Les indicateurs de privatisation
Cette privatisation est d’abord visible dans le nombre de médecins qui sortent ou ne participent pas au régime public d’assurance médicale du Québec (RAMQ). Ce nombre est passé de 50 au début des années 2000 à plus de 800 en 2019, selon la compilation de la Régie de l’assurance-maladie. Du côté des infirmières et infirmiers, 7700 exercent dans le secteur privé, soit 11 % de l’effectif total (Ordre des infirmières et des infirmiers du Québec, 2013).
Mais le privé en santé va bien au-delà de ce phénomène. La privatisation gagne du terrain depuis le regroupement des activités médicales dans des super-cliniques privées de santé. Si ces cliniques acceptent votre carte de la RAMQ, elles n’appartiennent cependant pas à l’État. Elles sont la propriété de groupes d’investisseurs privés. Selon une étude portant sur 54 cliniques privées, 40 d’entre elles (soit 74 %) sont des sociétés par actions qui, par définition, visent le maximum de profits pour leurs actionnaires. D’après notre compilation, il existe actuellement plus de 500 cliniques privées au Québec, comparativement à quelques-unes au début des années 2000 et 200 en 2013. Le comble dans cette histoire, c’est que ces super-cliniques privées sont financées par nos impôts.
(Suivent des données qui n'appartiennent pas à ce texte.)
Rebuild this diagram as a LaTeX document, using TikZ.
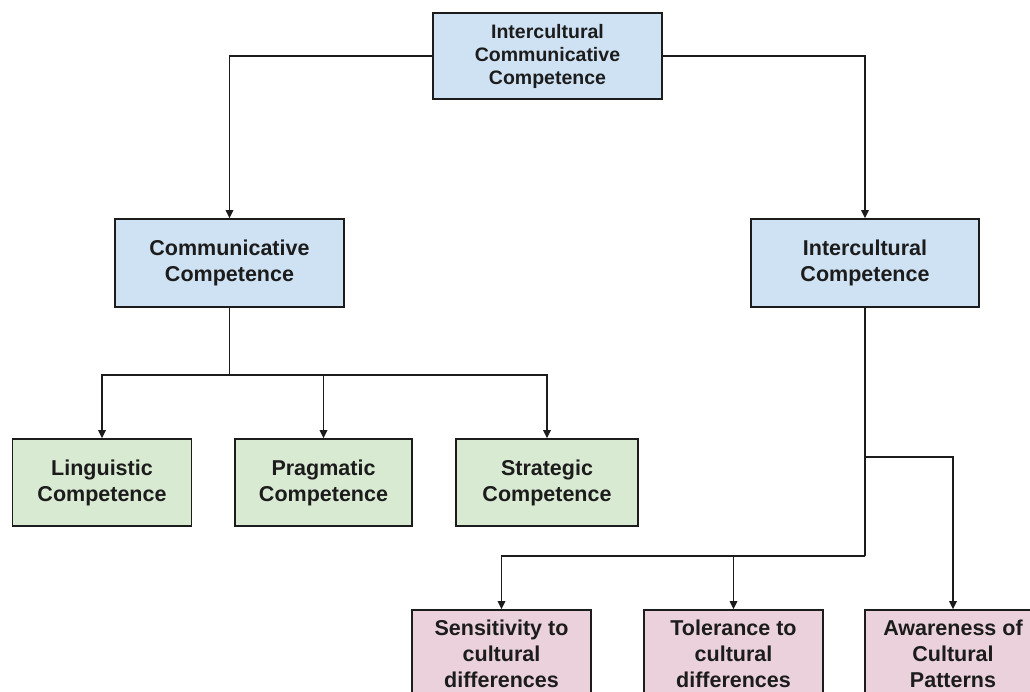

Le cercle vicieux de la privatisation
La montée du privé n’est pas étrangère aux compressions budgétaires de plusieurs centaines de millions de dollars dans le réseau public. La prolifération des cliniques privées a non seulement pour effet de réduire les investissements dans le système public, mais aussi de favoriser le déplacement des ressources soignantes vers le secteur privé. Le Québec s’enlise donc dans le cercle vicieux d’un affaiblissement du système public qui a comme conséquence de favoriser le secteur privé, et ainsi de suite. La route est donc pavée pour un système de santé à deux vitesses.
En effet, la précarisation du système public pousse les Québécois à se tourner vers le privé. Le Québec est non seulement la province qui dépense le plus pour des soins de santé dans le privé, mais ces dépenses ne cessent d’augmenter. La part du budget familial consacrée aux dépenses de santé dans le privé est passée de 3 % en 1996 à 4,5 % en 2014. Les dépenses moyennes d’un ménage québécois dans la santé privée ont doublé depuis 1996, passant de 1339 $ à plus de 3000 $ en 2018.
L’exemple de la coexistence public-privé dans l’assurance-médicament devrait nous servir de leçon. Les coûts sont très élevés et la couverture est très inéquitable. Le coût moyen des médicaments par habitant est de 1500 $ au Québec, comparativement à 600 $ dans l’ensemble des pays développés (selon l’OCDE). Cela s’explique par la multiplication des régimes d’assurance privée, qui entraîne des frais de gestion plus élevés, tout en privant le Québec d’un pouvoir de négociation important avec les compagnies pharmaceutiques. Les études montrent qu’un régime public à 100 % a pour effet de réduire le coût des médicaments de 20 % à 40 % en moyenne.